#### Dataset section
************

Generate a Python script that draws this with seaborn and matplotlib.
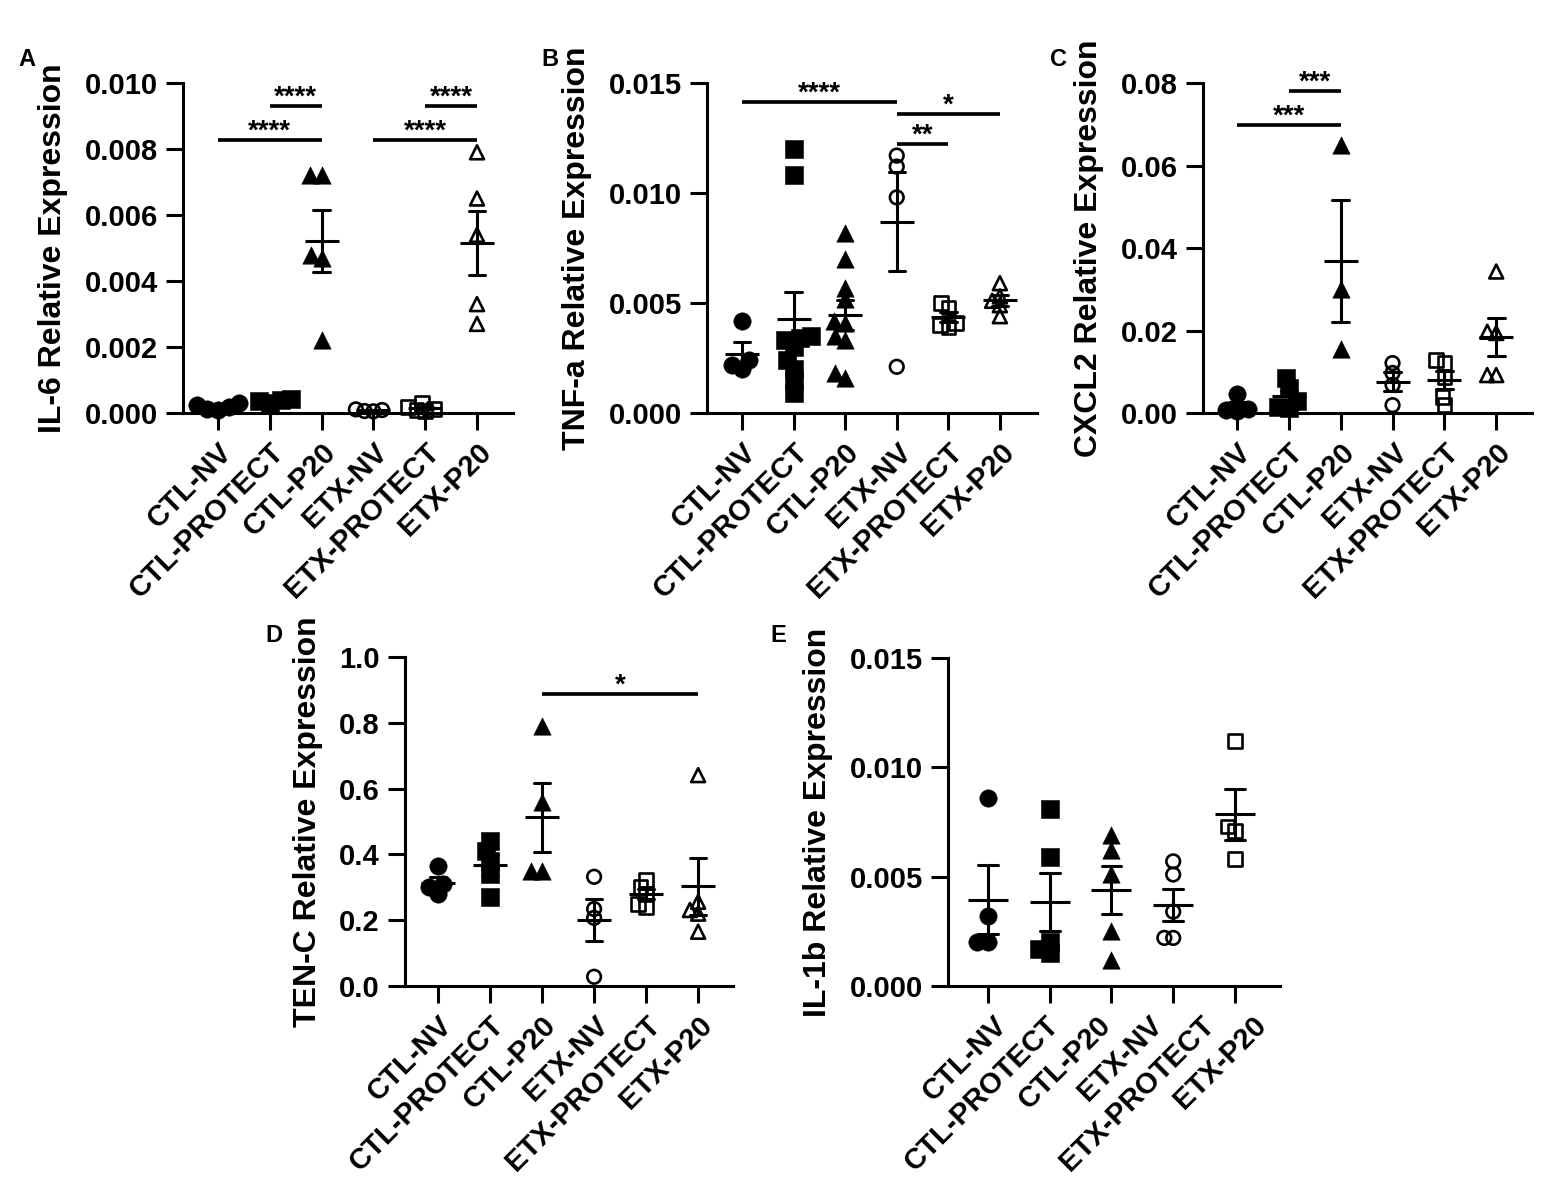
import numpy as np
import pandas as pd
import matplotlib
matplotlib.use('Agg')
import matplotlib.pyplot as plt
import seaborn as sns
from matplotlib.ticker import FormatStrFormatter
import warnings
warnings.filterwarnings('ignore')

# ── DATA ─────────────────────────────────────────────────────
GROUPS = ['CTL-NV', 'CTL-PROTECT', 'CTL-P20', 'ETX-NV', 'ETX-PROTECT', 'ETX-P20']

il6 = {
    'CTL-NV':      [0.00010, 0.00025, 0.00030, 0.00018, 0.00012],
    'CTL-PROTECT': [0.00038, 0.00042, 0.00035, 0.00030],
    'CTL-P20':     [0.0072, 0.0072, 0.0048, 0.0047, 0.0022],
    'ETX-NV':      [0.00006, 0.00009, 0.00011, 0.00005],
    'ETX-PROTECT': [0.00030, 0.00012, 0.00018, 0.00006, 0.00010],
    'ETX-P20':     [0.0079, 0.0065, 0.0054, 0.0033, 0.0027],
}
tnfa = {
    'CTL-NV':      [0.0042, 0.0020, 0.0022, 0.0024],
    'CTL-PROTECT': [0.0120, 0.0108, 0.0035, 0.0034, 0.0033, 0.0030, 0.0024, 0.0020, 0.0015, 0.0009],
    'CTL-P20':     [0.0082, 0.0070, 0.0057, 0.0052, 0.0042, 0.0041, 0.0035, 0.0033, 0.0018, 0.0016],
    'ETX-NV':      [0.0117, 0.0112, 0.0098, 0.0021],
    'ETX-PROTECT': [0.0050, 0.0048, 0.0041, 0.0040, 0.0039],
    'ETX-P20':     [0.0059, 0.0053, 0.0051, 0.0049, 0.0044],
}
cxcl2 = {
    'CTL-NV':      [0.0046, 0.0008, 0.0010, 0.0006],
    'CTL-PROTECT': [0.0085, 0.0060, 0.0030, 0.0015, 0.0012],
    'CTL-P20':     [0.0650, 0.0300, 0.0155],
    'ETX-NV':      [0.0121, 0.0097, 0.0068, 0.0019],
    'ETX-PROTECT': [0.0128, 0.0121, 0.0088, 0.0039, 0.0019],
    'ETX-P20':     [0.0343, 0.0197, 0.0194, 0.0092, 0.0092],
}
tenc = {
    'CTL-NV':      [0.365, 0.280, 0.300, 0.310],
    'CTL-PROTECT': [0.44, 0.41, 0.38, 0.34, 0.27],
    'CTL-P20':     [0.79, 0.56, 0.35, 0.35],
    'ETX-NV':      [0.332, 0.234, 0.207, 0.028],
    'ETX-PROTECT': [0.322, 0.300, 0.280, 0.240, 0.250],
    'ETX-P20':     [0.641, 0.256, 0.231, 0.220, 0.165],
}
il1b = {
    'CTL-NV':      [0.0086, 0.0032, 0.0020, 0.0020],
    'CTL-PROTECT': [0.0081, 0.0059, 0.0015, 0.0017, 0.0020],
    'CTL-P20':     [0.0069, 0.0062, 0.0051, 0.0025, 0.0012],
    'ETX-NV':      [0.0057, 0.0051, 0.0034, 0.0022, 0.0022],
    'ETX-PROTECT': [0.0112, 0.0073, 0.0071, 0.0058],
}

# significance brackets: (from group, to group, height, stars)
sig_il6 = [('CTL-PROTECT', 'CTL-P20', 0.00931, '****'), ('CTL-NV', 'CTL-P20', 0.00827, '****'),
           ('ETX-PROTECT', 'ETX-P20', 0.00931, '****'), ('ETX-NV', 'ETX-P20', 0.00827, '****')]
sig_tnfa = [('CTL-NV', 'ETX-NV', 0.01414, '****'), ('ETX-NV', 'ETX-P20', 0.01359, '*'),
            ('ETX-NV', 'ETX-PROTECT', 0.01223, '**')]
sig_cxcl2 = [('CTL-PROTECT', 'CTL-P20', 0.0781, '***'), ('CTL-NV', 'CTL-P20', 0.0698, '***')]
sig_tenc = [('CTL-P20', 'ETX-P20', 0.887, '*')]

# ── STYLE ────────────────────────────────────────────────────
sns.set_style('ticks', {'axes.edgecolor': 'black', 'xtick.color': 'black',
                        'ytick.color': 'black', 'text.color': 'black',
                        'axes.labelcolor': 'black'})
plt.rcParams['font.family'] = ['Liberation Sans', 'DejaVu Sans']
plt.rcParams['font.weight'] = 'bold'
plt.rcParams['axes.labelweight'] = 'bold'

# marker, filled, size (pt)
STYLE = {
    'CTL-NV':      ('o', True, 12.5),
    'CTL-PROTECT': ('s', True, 12.5),
    'CTL-P20':     ('^', True, 12.5),
    'ETX-NV':      ('o', False, 9.8),
    'ETX-PROTECT': ('s', False, 9.8),
    'ETX-P20':     ('^', False, 10.0),
}
LW = 2.2
FS = 21
SHRINK = 0.62   # swarm spacing uses a smaller marker, so dots overlap like Prism
swarms = []


def draw_panel(ax, values, ylim, yticks, fmt, ylabel, sig, xlim, label_pos=None):
    groups = list(values.keys())
    df = pd.DataFrame([(g, v) for g in groups for v in values[g]], columns=['group', 'value'])
    for g in groups:
        mk, filled, sz = STYLE[g]
        sub = df[df['group'] == g]
        n0 = len(ax.collections)
        sns.swarmplot(data=sub, x='group', y='value', order=groups, ax=ax,
                      marker=mk, size=sz * SHRINK, color='black',
                      linewidth=0, clip_on=False, zorder=3, warn_thresh=1)
        for coll in ax.collections[n0:]:
            if len(coll.get_offsets()):
                swarms.append((ax, coll, mk, filled, sz))

    ax.set_xlim(*xlim)
    bbox = ax.get_position()
    cat_pt = bbox.width * fig.get_figwidth() * 72 / (xlim[1] - xlim[0])
    sns.pointplot(data=df, x='group', y='value', order=groups, ax=ax, errorbar='se',
                  capsize=0.32, color='black', marker='_', markersize=cat_pt * 0.65,
                  markeredgewidth=LW, linestyle='none', err_kws={'linewidth': LW},
                  zorder=4)

    for a, b, y, txt in sig:
        i, j = groups.index(a), groups.index(b)
        ax.plot([i, j], [y, y], color='black', lw=LW * 1.2, solid_capstyle='butt', clip_on=False)
        ax.annotate(txt, xy=((i + j) / 2, y), xytext=(0, 1), textcoords='offset points',
                    ha='center', va='baseline', fontsize=20, fontweight='bold')

    ax.set_xlim(*xlim)
    ax.set_ylim(*ylim)
    ax.set_yticks(yticks)
    ax.yaxis.set_major_formatter(FormatStrFormatter(fmt))
    sns.despine(ax=ax)
    for s in ['left', 'bottom']:
        ax.spines[s].set_linewidth(LW)
    ax.tick_params(axis='both', which='major', length=12, width=LW, labelsize=FS, pad=6)
    ax.set_xticks(range(len(groups)))
    if label_pos is None:
        ax.set_xticklabels(groups, rotation=45, ha='right', rotation_mode='anchor',
                           fontsize=FS, fontweight='bold')
    else:
        # panel E: five groups drawn, six labels spread under them (as in the source)
        ax.set_xticklabels([''] * len(groups))
        ax.set_xticks(label_pos, labels=GROUPS, minor=True)
        ax.tick_params(axis='x', which='minor', length=0, pad=18)
        for t in ax.get_xticklabels(minor=True):
            t.set_rotation(45)
            t.set_ha('right')
            t.set_rotation_mode('anchor')
            t.set_fontsize(FS)
            t.set_fontweight('bold')
    ax.set_xlabel('')
    ax.set_ylabel(ylabel, fontsize=23, fontweight='bold', labelpad=12)


fig = plt.figure(figsize=(15.62, 11.96), dpi=100)
W, H = 1562, 1196


def px_axes(x0, x1, ytop, ybot):
    return fig.add_axes([x0 / W, 1 - ybot / H, (x1 - x0) / W, (ybot - ytop) / H])


axA = px_axes(183, 513, 83, 413)
axB = px_axes(707, 1037, 83, 413)
axC = px_axes(1203, 1532, 83, 413)
axD = px_axes(405, 733, 657, 986)
axE = px_axes(948, 1280, 658, 986)

draw_panel(axA, il6, (0, 0.010), np.arange(0, 0.0101, 0.002), '%.3f',
           'IL-6 Relative Expression', sig_il6, (-0.676, 5.695))
draw_panel(axB, tnfa, (0, 0.015), np.arange(0, 0.0151, 0.005), '%.3f',
           'TNF-a Relative Expression', sig_tnfa, (-0.68, 5.72))
draw_panel(axC, cxcl2, (0, 0.08), np.arange(0, 0.081, 0.02), '%.2f',
           'CXCL2 Relative Expression', sig_cxcl2, (-0.656, 5.69))
draw_panel(axD, tenc, (0, 1.0), np.arange(0, 1.01, 0.2), '%.1f',
           'TEN-C Relative Expression', sig_tenc, (-0.635, 5.67))
draw_panel(axE, il1b, (0, 0.015), np.arange(0, 0.0151, 0.005), '%.3f',
           'IL-1b Relative Expression', [], (-0.648, 4.73),
           label_pos=np.linspace(0.08, 4.27, 6))

for letter, (x, y) in {'A': (18, 60), 'B': (541, 60), 'C': (1050, 60),
                       'D': (265, 635), 'E': (770, 635)}.items():
    fig.text(x / W, 1 - y / H, letter, fontsize=17, fontweight='bold', va='center', ha='left')

# seaborn places the swarm (with the small spacing size) at draw time;
# then the placed dots are redrawn at full marker size
fig.canvas.draw()
for ax, coll, mk, filled, sz in swarms:
    xy = np.asarray(coll.get_offsets())
    coll.remove()
    ax.scatter(xy[:, 0], xy[:, 1], marker=mk, s=sz ** 2,
               facecolors='black' if filled else 'none', edgecolors='black',
               linewidths=0.4 if filled else 1.9, clip_on=False, zorder=3)

fig.savefig('out.png', dpi=100)
print("saved out.png")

************

#### Prompt
Transcribe the opening line of the listing above, please, and every line after it through the line with "warnings.filterwarnings('ignore')", word for word, without pictures.

#### Result of the task
Generate a Python script that draws this with seaborn and matplotlib.
import numpy as np
import pandas as pd
import matplotlib
matplotlib.use('Agg')
import matplotlib.pyplot as plt
import seaborn as sns
from matplotlib.ticker import FormatStrFormatter
import warnings
warnings.filterwarnings('ignore')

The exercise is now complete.